DAILY MARKET OVERVIEW
Today's Top Market Headlines – Dec 7, 2016
JPMorgan, HSBC and Credit Agricole get €485.5 million fine over Euribor

Immense fines followed the global scandal over benchmark manipulation with JPMorgan Chase & Co., HSBC Holdings Plc and Credit Agricole SA fined a total of €485.5 million for rigging the Euribor benchmark after a five-year investigation into the scandal. The banks colluded on euro interest rate derivative pricing elements, breached of EU antitrust rules. In simpler terms, the banks were accused of sharing, via phone and through online chats, sensitive trading information among themselves and strategizing to push benchmark rates up or down to suit their trading positions. For the Euribor scandal, JPMorgan was fined 337.2 million euros, HSBC got a 33.6 million-euro fine, while Credit Agricole has to pay 114.7 million euros.

European shares rally as ECB Meeting Looms…

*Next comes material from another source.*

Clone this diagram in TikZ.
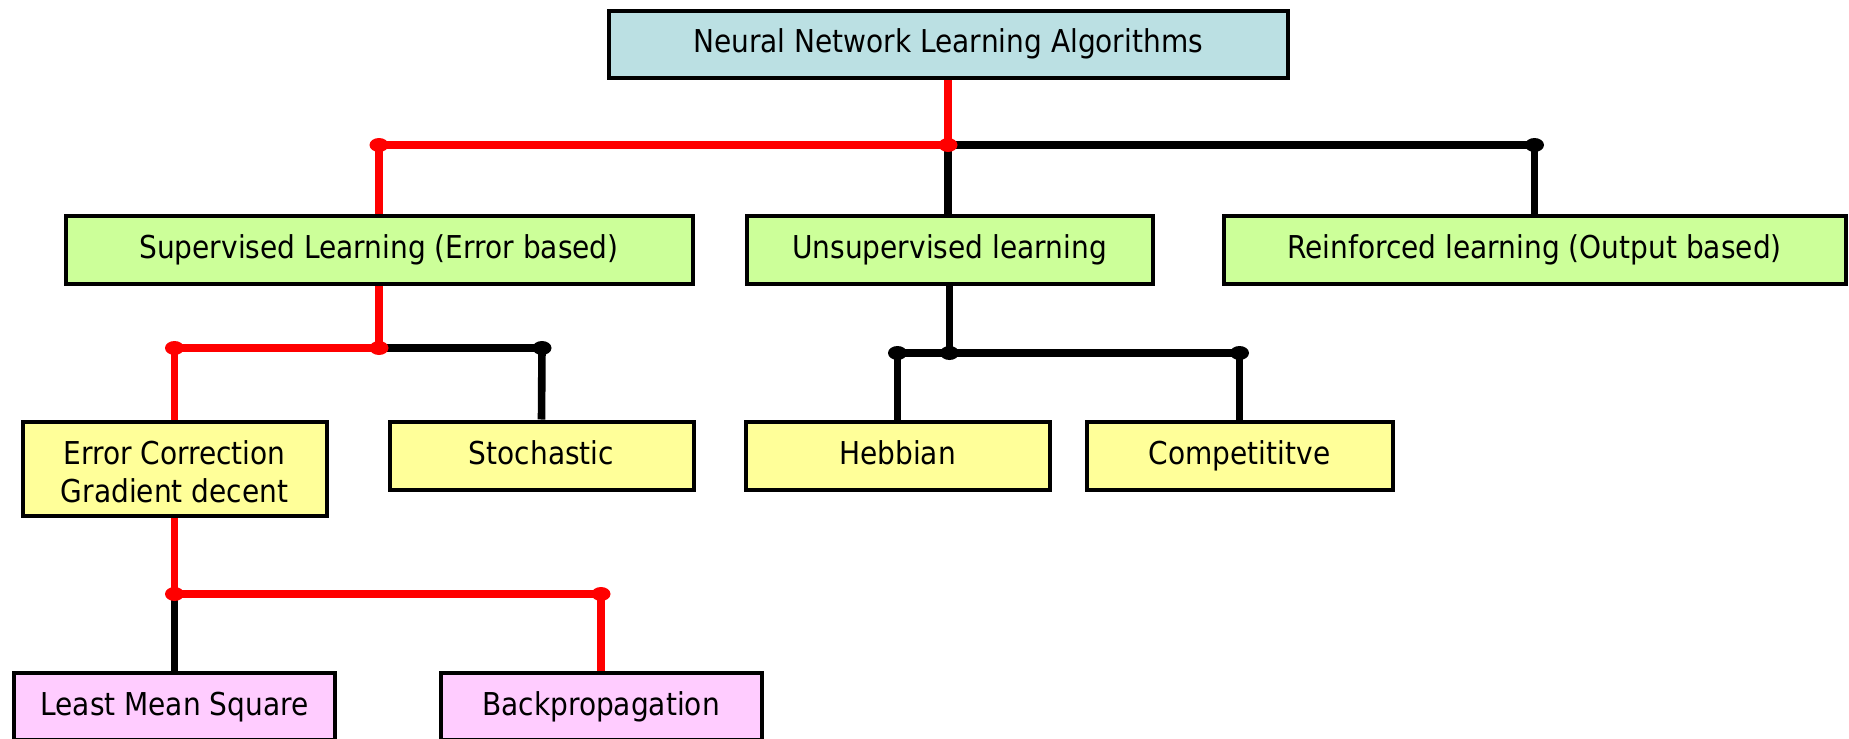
\documentclass[tikz,border=0pt]{standalone}
\usepackage{fontspec}
\setmainfont{DejaVu Sans}[FakeStretch=0.89]
\usetikzlibrary{backgrounds}

\definecolor{rootfill}{HTML}{BBE0E3}
\definecolor{branchfill}{HTML}{CCFF99}
\definecolor{methodfill}{HTML}{FFFF99}
\definecolor{rulefill}{HTML}{FFCCFF}
\definecolor{hotwire}{HTML}{FF0000}

\begin{document}
\begin{tikzpicture}[x=0.5pt,y=-0.5pt,
  box/.style={draw=black, line width=2pt, inner sep=0pt, align=center,
    font=\fontsize{15.75}{19}\selectfont},
  onebox/.style={box, text height=11.5pt, text depth=3pt},
  wire/.style={line width=3.8pt},
  hot/.style={wire, draw=hotwire},
  cold/.style={wire, draw=black},
  hotdot/.style={fill=hotwire},
  colddot/.style={fill=black},
]
\path[use as bounding box, clip] (0,0) rectangle (1849,739);

% boxes
\node[onebox, fill=rootfill, minimum width=339.5pt, minimum height=33.5pt]
  (root) at (948,44) {Neural Network Learning Algorithms};
\node[onebox, fill=branchfill, minimum width=313.5pt, minimum height=34pt]
  (sup) at (379,249.5) {Supervised Learning (Error based)};
\node[onebox, fill=branchfill, minimum width=203pt, minimum height=34pt]
  (unsup) at (949.5,249.5) {Unsupervised learning};
\node[onebox, fill=branchfill, minimum width=311pt, minimum height=34pt]
  (reinf) at (1534.5,249.5) {Reinforced learning (Output based)};
\node[box, fill=methodfill, minimum width=152pt, minimum height=47pt]
  (errc) at (174.5,468.5) {\rule{0pt}{15.5pt}Error Correction\\Gradient decent};
\node[onebox, fill=methodfill, minimum width=152pt, minimum height=34pt]
  (stoch) at (541.5,455.5) {Stochastic};
\node[onebox, fill=methodfill, minimum width=152pt, minimum height=34pt]
  (hebb) at (897.5,455.5) {Hebbian};
\node[onebox, fill=methodfill, minimum width=153pt, minimum height=34pt]
  (comp) at (1239.5,455.5) {Competititve};
\node[onebox, fill=rulefill, minimum width=160.5pt, minimum height=33.5pt]
  (lms) at (174.5,706.5) {Least Mean Square};
\node[onebox, fill=rulefill, minimum width=160.5pt, minimum height=33.5pt]
  (bp) at (601,706.5) {Backpropagation};

% bus junctions
\coordinate (rootbus) at (948,145);
\coordinate (supend) at (379,145);
\coordinate (reinfend) at (1534.5,145);
\coordinate (supbus) at (379,348);
\coordinate (ecend) at (174.5,348);
\coordinate (stend) at (542,348);
\coordinate (unbus) at (949.5,353);
\coordinate (hbend) at (897.5,353);
\coordinate (cpend) at (1239.5,353);
\coordinate (ecbus) at (174.5,594);
\coordinate (bpend) at (601,594);

\begin{scope}[on background layer]
  % first level
  \draw[hot] (root.south) -- (rootbus);
  \draw[hot] (rootbus) -- (supend) -- (sup.north);
  \draw[cold] (rootbus) -- (rootbus |- unsup.north);
  \draw[cold] (rootbus) -- (reinfend) -- (reinf.north);
  % supervised branch
  \draw[hot] (sup.south) -- (supbus);
  \draw[hot] (supbus) -- (ecend) -- (errc.north);
  \draw[cold] (supbus) -- (stend) -- (stoch.north);
  % unsupervised branch
  \draw[cold] (unsup.south) -- (unbus);
  \draw[cold] (hbend) -- (cpend);
  \draw[cold] (hbend) -- (hebb.north);
  \draw[cold] (cpend) -- (comp.north);
  % error correction branch
  \draw[hot] (errc.south) -- (ecbus) -- (bpend) -- (bp.north);
  \draw[cold] (ecbus) -- (lms.north);
  % junction dots
  \foreach \p in {rootbus,supend,supbus,ecend,ecbus,bpend}
    \path[hotdot] (\p) ellipse [x radius=4.75pt, y radius=3.5pt];
  \foreach \p in {reinfend,stend,unbus,hbend,cpend}
    \path[colddot] (\p) ellipse [x radius=4.75pt, y radius=3.5pt];
\end{scope}
\end{tikzpicture}
\end{document}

European markets traded higher today as investors speculate that the European Central Bank will decide to extend its monthly bond purchases to stoke growth in the region, in a meeting due later within the day. On today’s economic calendar we can also expect the release of Halifax’s November house price index. Banking stocks also surged on reports that Italy is preparing to take a 2 billion euros controlling stake in troubled lender Monte dei Paschi di Siena, the shares of the latter climbed 8 percent on the announcement. Credit Suisse also announced more than 1 billion Swiss francs in extra cost cuts and climbed 8 percent.
Stronger metals prices also pushed up miners, with Glencore, Anglo American and Antofagasta climbing 2-3 percent. In today’s European markets most indices edged higher with Germany’s DAX adding 1.5 percent at 10935.00, U.K.’s FTSE climbing 1.5 percent to last trade at 6879.30, France’s CAC 40 advancing 0.9 percent at 4670.50 while the Euro Stoxx surged 1 percent to last trade at 3133.00 as of 12:20 GMT.

German and U.K. industrial production rises less than expected in October …

German industrial production rose less than expected in the past month according to data released early this morning. This is considered a sign that Europe’s biggest economy might not be growing as vehemently as once thought. The data indicated that overall, industrial production had a subdued start to the fourth quarter. Specifically, Industrial output edged up by 0.3 percent on the month according to data from the Economy Ministry but manufacturing production was almost flat, edging up only 0.1 percent, while the energy output fell 0.5 percent.
UK industrial production also took a tumble in October as Britain’s industrial sector has suffered its biggest fall in output since 2012. Specifically, UK industrial production shrank by 1.3% in October, compared to expectations of a 0.2% rise. It is worth noting that the disappointing results may be partly due to the temporary shutdown of the Buzzard oil field in the North Sea. Output across manufacturing firms fell by 0.9% in October which marks the nation’s weakest performance since February, and will raise fears that the economy is weakening.